=== Exercise aim ===
Quote word for word the lines below, beginning with the first and ending with the one that has "import * as d3 from 'd3';". Drop the pictures.

=== Dataset excerpt ===
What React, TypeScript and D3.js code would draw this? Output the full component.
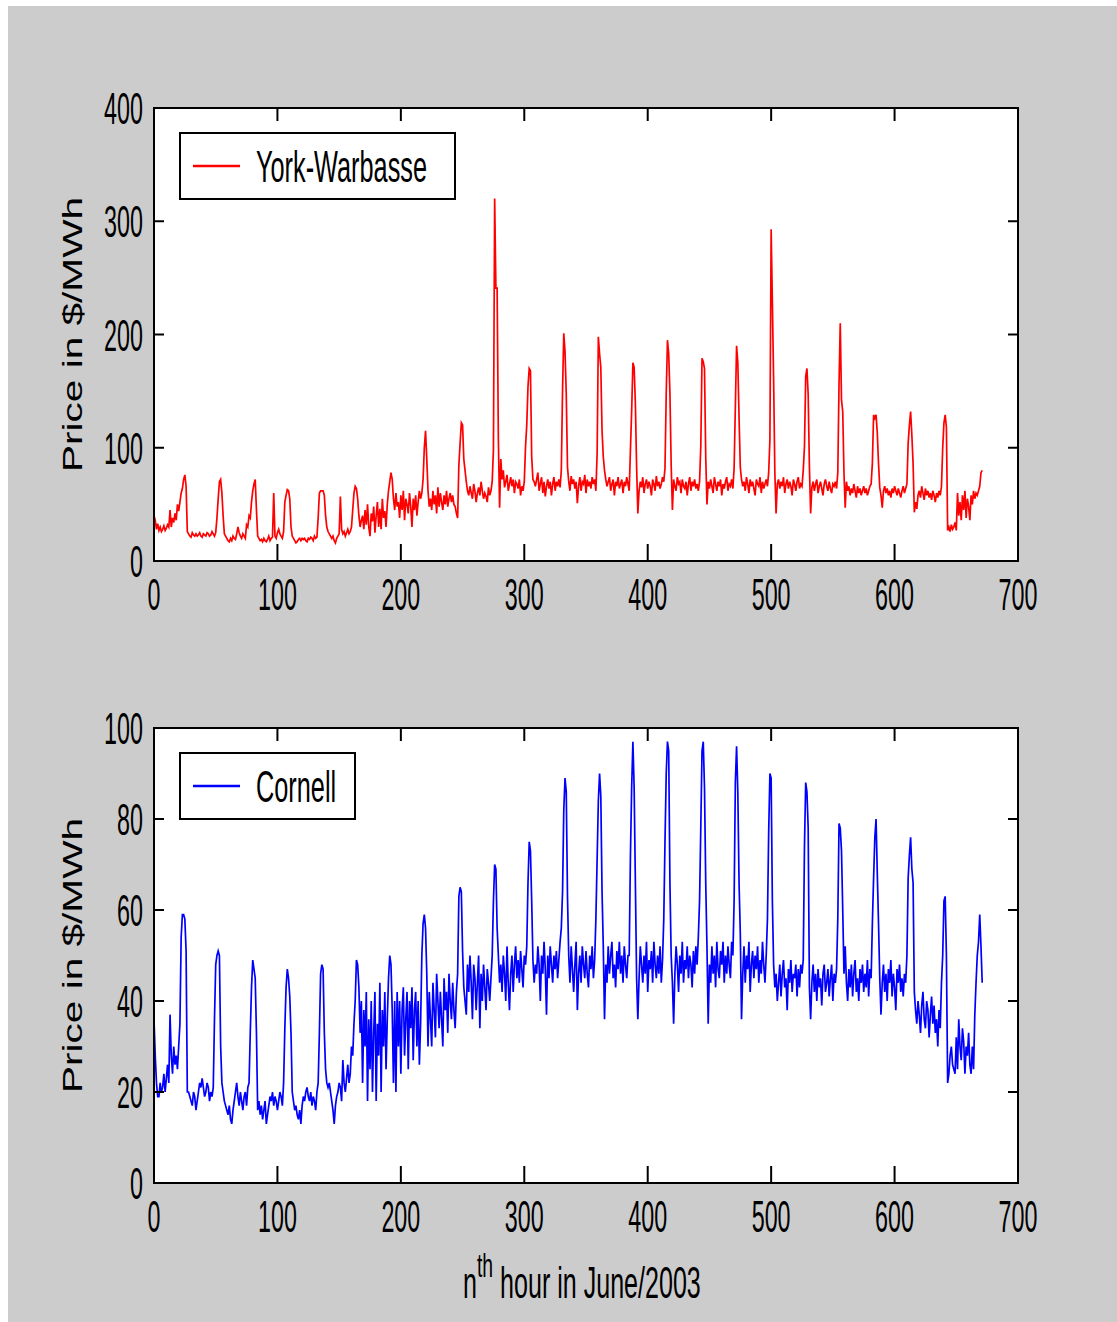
import React from 'react';
import * as d3 from 'd3';

// Hourly prices ($/MWh), one row of 28 samples per block.
const yorkRows: number[][] = [
  [40, 36, 28, 33, 27, 30, 26, 28, 31, 27, 29, 32, 30, 45, 30, 38, 34, 42, 36, 50, 44, 52, 60, 64, 72, 76, 66, 26],
  [24, 22, 21, 25, 23, 22, 24, 22, 23, 25, 22, 21, 24, 23, 22, 25, 24, 22, 23, 26, 24, 22, 25, 38, 55, 70, 72, 60],
  [40, 24, 22, 20, 18, 17, 20, 18, 22, 20, 19, 24, 30, 25, 22, 20, 24, 22, 20, 32, 30, 40, 38, 52, 62, 68, 72, 45],
  [22, 20, 18, 19, 17, 20, 18, 17, 19, 22, 18, 20, 21, 60, 22, 20, 25, 28, 24, 22, 20, 26, 52, 58, 63, 62, 55, 30],
  [22, 20, 18, 16, 17, 19, 20, 18, 20, 19, 20, 18, 17, 20, 19, 21, 20, 18, 22, 20, 21, 38, 60, 62, 62, 62, 58, 40],
  [30, 26, 24, 22, 20, 22, 18, 16, 20, 22, 24, 57, 28, 24, 26, 22, 25, 28, 24, 26, 30, 45, 60, 66, 64, 55, 40, 30],
  [36, 40, 28, 45, 32, 50, 30, 22, 42, 35, 48, 25, 40, 52, 30, 46, 28, 55, 38, 44, 30, 50, 62, 70, 78, 72, 55, 45],
  [60, 48, 52, 38, 58, 45, 62, 36, 55, 50, 42, 60, 48, 30, 55, 45, 58, 40, 52, 62, 55, 60, 72, 100, 115, 90, 62, 48],
  [55, 45, 62, 50, 58, 42, 65, 48, 60, 52, 45, 58, 50, 62, 48, 55, 60, 52, 58, 50, 48, 42, 38, 85, 104, 122, 120, 90],
  [80, 70, 62, 58, 66, 60, 55, 68, 62, 52, 60, 65, 58, 70, 62, 55, 60, 57, 52, 65, 58, 62, 70, 98, 320, 241, 241, 107],
  [47, 90, 72, 80, 65, 70, 76, 62, 68, 74, 66, 72, 60, 70, 68, 64, 72, 58, 66, 62, 70, 101, 120, 154, 170, 168, 92, 72],
  [70, 66, 72, 78, 62, 68, 74, 60, 70, 57, 66, 72, 64, 70, 58, 68, 74, 62, 70, 66, 72, 65, 80, 151, 201, 185, 148, 83],
  [70, 62, 75, 68, 72, 64, 70, 51, 66, 74, 62, 70, 68, 76, 60, 72, 66, 70, 64, 74, 68, 72, 62, 94, 198, 183, 171, 115],
  [92, 80, 72, 66, 70, 74, 62, 68, 72, 58, 70, 66, 74, 64, 68, 72, 60, 70, 66, 74, 68, 62, 98, 133, 175, 171, 139, 83],
  [42, 62, 70, 65, 74, 60, 68, 72, 64, 70, 66, 58, 72, 68, 62, 75, 66, 70, 64, 68, 74, 70, 82, 148, 195, 183, 148, 85],
  [45, 72, 66, 62, 74, 68, 70, 60, 72, 66, 64, 70, 58, 68, 74, 62, 70, 66, 72, 64, 68, 62, 70, 101, 179, 176, 170, 92],
  [50, 70, 64, 72, 66, 60, 74, 68, 62, 70, 66, 72, 58, 68, 64, 70, 74, 62, 68, 66, 72, 64, 82, 136, 190, 175, 127, 83],
  [72, 66, 70, 62, 74, 68, 60, 72, 66, 70, 64, 58, 72, 68, 66, 74, 60, 70, 64, 68, 72, 66, 78, 107, 293, 228, 160, 78],
  [42, 68, 72, 64, 70, 66, 74, 60, 68, 72, 64, 70, 66, 58, 72, 68, 62, 70, 74, 64, 68, 66, 80, 101, 163, 170, 147, 83],
  [42, 65, 70, 62, 68, 72, 60, 66, 70, 64, 58, 68, 72, 66, 62, 70, 64, 60, 68, 66, 70, 64, 78, 157, 210, 142, 132, 78],
  [47, 70, 62, 66, 58, 64, 60, 68, 62, 56, 66, 60, 64, 58, 62, 66, 60, 64, 58, 62, 66, 68, 86, 129, 126, 129, 113, 86],
  [65, 58, 47, 62, 66, 60, 64, 58, 62, 56, 64, 60, 66, 62, 58, 64, 60, 56, 62, 66, 60, 64, 68, 104, 120, 132, 111, 86],
  [43, 52, 46, 58, 62, 56, 66, 60, 54, 64, 58, 62, 56, 60, 54, 62, 58, 52, 60, 56, 62, 58, 66, 100, 122, 129, 118, 27],
  [30, 26, 32, 28, 30, 34, 27, 60, 40, 52, 36, 58, 45, 62, 38, 55, 48, 36, 58, 50, 62, 55, 60, 58, 62, 66, 78, 80],
];

const cornellRows: number[][] = [
  [36, 28, 22, 19, 19, 22, 20, 21, 24, 20, 23, 26, 22, 37, 28, 24, 30, 26, 28, 25, 30, 35, 54, 59, 59, 58, 51, 20],
  [20, 19, 18, 17, 20, 19, 16, 18, 20, 22, 21, 23, 21, 19, 20, 22, 21, 18, 20, 19, 21, 36, 48, 50, 51, 50, 30, 22],
  [20, 18, 17, 16, 15, 17, 14, 13, 16, 18, 20, 22, 19, 17, 20, 18, 16, 19, 20, 17, 21, 22, 33, 43, 49, 47, 45, 33],
  [16, 18, 15, 17, 14, 16, 18, 13, 15, 17, 19, 18, 20, 17, 19, 18, 16, 18, 20, 19, 17, 22, 34, 43, 47, 45, 41, 33],
  [20, 18, 16, 17, 15, 14, 16, 13, 17, 19, 18, 20, 21, 19, 18, 20, 17, 19, 18, 16, 20, 22, 33, 46, 48, 47, 33, 25],
  [22, 21, 22, 20, 18, 16, 13, 17, 19, 20, 22, 21, 18, 27, 22, 20, 23, 26, 22, 24, 30, 28, 35, 40, 49, 48, 43, 33],
  [40, 22, 38, 30, 42, 18, 36, 25, 40, 20, 33, 42, 18, 35, 28, 44, 20, 38, 30, 42, 25, 36, 45, 50, 48, 38, 22, 40],
  [20, 42, 30, 40, 24, 38, 43, 28, 36, 42, 25, 40, 34, 43, 27, 38, 42, 30, 40, 26, 35, 50, 57, 59, 56, 46, 30, 42],
  [36, 30, 44, 38, 32, 46, 40, 34, 42, 36, 30, 45, 38, 42, 33, 46, 40, 36, 44, 38, 34, 42, 46, 63, 65, 64, 51, 43],
  [40, 37, 48, 42, 50, 44, 36, 48, 45, 38, 44, 50, 34, 46, 40, 48, 43, 38, 47, 44, 40, 45, 50, 62, 70, 69, 56, 50],
  [44, 48, 42, 50, 46, 40, 52, 44, 38, 46, 50, 42, 48, 52, 45, 49, 44, 51, 47, 43, 50, 48, 52, 66, 75, 73, 62, 49],
  [44, 48, 46, 52, 48, 40, 50, 46, 53, 47, 37, 50, 45, 52, 48, 44, 50, 47, 51, 45, 49, 53, 56, 64, 82, 89, 86, 63],
  [50, 44, 52, 47, 42, 48, 53, 38, 46, 50, 44, 52, 48, 45, 51, 46, 43, 50, 47, 52, 45, 49, 58, 71, 84, 90, 85, 64],
  [52, 36, 48, 44, 52, 46, 50, 53, 45, 48, 43, 51, 47, 53, 46, 50, 44, 52, 48, 45, 50, 50, 72, 87, 97, 87, 66, 45],
  [36, 45, 52, 48, 44, 50, 46, 53, 42, 49, 47, 51, 44, 53, 48, 45, 50, 46, 52, 44, 49, 58, 75, 90, 97, 95, 66, 50],
  [44, 35, 46, 52, 48, 42, 50, 46, 53, 44, 49, 47, 52, 45, 50, 48, 43, 51, 46, 52, 48, 54, 62, 78, 95, 97, 87, 66],
  [52, 35, 48, 44, 52, 46, 50, 43, 53, 47, 45, 51, 48, 53, 44, 50, 46, 52, 48, 45, 53, 50, 62, 88, 96, 86, 66, 55],
  [36, 46, 52, 44, 50, 47, 53, 42, 48, 51, 45, 50, 47, 52, 44, 49, 46, 53, 48, 44, 50, 58, 77, 90, 89, 62, 48, 43],
  [46, 40, 44, 48, 41, 46, 49, 43, 45, 38, 47, 44, 49, 42, 46, 45, 48, 41, 47, 43, 48, 46, 49, 74, 88, 86, 78, 43],
  [36, 44, 48, 42, 46, 40, 47, 43, 45, 39, 46, 48, 42, 44, 47, 41, 45, 48, 40, 46, 44, 47, 58, 79, 78, 73, 60, 46],
  [52, 44, 40, 47, 43, 48, 41, 46, 49, 42, 45, 40, 47, 44, 48, 42, 46, 43, 49, 41, 47, 45, 57, 67, 76, 80, 68, 57],
  [45, 37, 44, 48, 42, 46, 40, 47, 44, 49, 41, 46, 43, 38, 47, 44, 48, 42, 45, 41, 46, 44, 50, 67, 72, 76, 69, 66],
  [42, 38, 35, 40, 37, 33, 39, 42, 36, 34, 40, 38, 32, 37, 41, 35, 39, 33, 36, 30, 38, 34, 44, 50, 62, 63, 50, 22],
  [24, 28, 30, 26, 25, 24, 32, 25, 36, 30, 27, 34, 31, 24, 30, 28, 33, 26, 24, 30, 25, 37, 44, 50, 53, 59, 52, 44],
];

const york = yorkRows.flat();
const cornell = cornellRows.flat();

const hourTicks = [0, 100, 200, 300, 400, 500, 600, 700];
const yorkTicks = [0, 100, 200, 300, 400];
const cornellTicks = [0, 20, 40, 60, 80, 100];

const FONT = "'Liberation Sans', Arial, Helvetica, sans-serif";
const SX = 0.53; // narrow, tall glyphs

type TxtProps = { x: number; y: number; anchor?: string; size?: number; sx?: number; children: React.ReactNode };
function Txt({ x, y, anchor = 'middle', size = 44, sx = SX, children }: TxtProps) {
  return (
    <text
      transform={`translate(${x},${y}) scale(${sx},1)`}
      textAnchor={anchor}
      fontSize={size}
      fontFamily={FONT}
      fill="#000"
    >
      {children}
    </text>
  );
}

type PanelProps = {
  top: number;
  bottom: number;
  data: number[];
  color: string;
  yMax: number;
  yTicks: number[];
  name: string;
  legendW: number;
};

function Panel({ top, bottom, data, color, yMax, yTicks, name, legendW }: PanelProps) {
  const left = 154;
  const right = 1018;
  const x = d3.scaleLinear().domain([0, 700]).range([left, right]);
  const y = d3.scaleLinear().domain([0, yMax]).range([bottom, top]);
  const line = d3
    .line<number>()
    .x((_, i) => x(i))
    .y((d) => y(d));

  const lgX = left + 26;
  const lgY = top + 25;
  const lgH = 66;

  return (
    <g>
      <rect x={left} y={top} width={right - left} height={bottom - top} fill="#fff" />
      <path d={line(data) ?? ''} fill="none" stroke={color} strokeWidth={1.7} strokeLinejoin="miter" />
      {/* ticks on all four sides, pointing inward */}
      {hourTicks.map((t) => (
        <g key={`xt${t}`} stroke="#000" strokeWidth={2}>
          <line x1={x(t)} x2={x(t)} y1={bottom} y2={bottom - 17} />
          <line x1={x(t)} x2={x(t)} y1={top} y2={top + 13} />
        </g>
      ))}
      {yTicks.map((t) => (
        <g key={`yt${t}`} stroke="#000" strokeWidth={2}>
          <line x1={left} x2={left + 10} y1={y(t)} y2={y(t)} />
          <line x1={right} x2={right - 10} y1={y(t)} y2={y(t)} />
        </g>
      ))}
      <rect x={left} y={top} width={right - left} height={bottom - top} fill="none" stroke="#000" strokeWidth={2} />
      {hourTicks.map((t) => (
        <Txt key={`xl${t}`} x={x(t)} y={bottom + 49}>
          {t}
        </Txt>
      ))}
      {yTicks.map((t) => (
        <Txt key={`yl${t}`} x={143} y={y(t) + 16} anchor="end">
          {t}
        </Txt>
      ))}
      <text
        transform={`translate(82,${(top + bottom) / 2}) rotate(-90)`}
        textAnchor="middle"
        fontSize={28}
        fontFamily={FONT}
        textLength={275}
        lengthAdjust="spacingAndGlyphs"
        fill="#000"
      >
        Price in $/MWh
      </text>
      {/* legend */}
      <rect x={lgX} y={lgY} width={legendW} height={lgH} fill="#fff" stroke="#000" strokeWidth={2} />
      <line x1={lgX + 13} x2={lgX + 60} y1={lgY + lgH / 2} y2={lgY + lgH / 2} stroke={color} strokeWidth={2.5} />
      <Txt x={lgX + 76} y={lgY + lgH / 2 + 16} anchor="start" sx={0.575}>
        {name}
      </Txt>
    </g>
  );
}

export default function App() {
  return (
    <svg
      width={1117}
      height={1322}
      style={{ position: 'absolute', left: 0, top: 0, display: 'block' }}
    >
      <rect x={0} y={0} width={1117} height={1322} fill="#fff" />
      <rect x={8} y={6} width={1109} height={1316} fill="#cccccc" />
      <Panel
        top={108}
        bottom={561}
        data={york}
        color="#ff0000"
        yMax={400}
        yTicks={yorkTicks}
        name="York-Warbasse"
        legendW={275}
      />
      <Panel
        top={728}
        bottom={1183}
        data={cornell}
        color="#0000ff"
        yMax={100}
        yTicks={cornellTicks}
        name="Cornell"
        legendW={175}
      />
      <text transform="translate(463,1298) scale(0.57,1)" fontSize={44} fontFamily={FONT} fill="#000">
        <tspan>n</tspan>
        <tspan dy={-21} fontSize={34}>th</tspan>
        <tspan dy={21}> hour in June/2003</tspan>
      </text>
    </svg>
  );
}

=== Answer to this exercise ===
What React, TypeScript and D3.js code would draw this? Output the full component.
import React from 'react';
import * as d3 from 'd3';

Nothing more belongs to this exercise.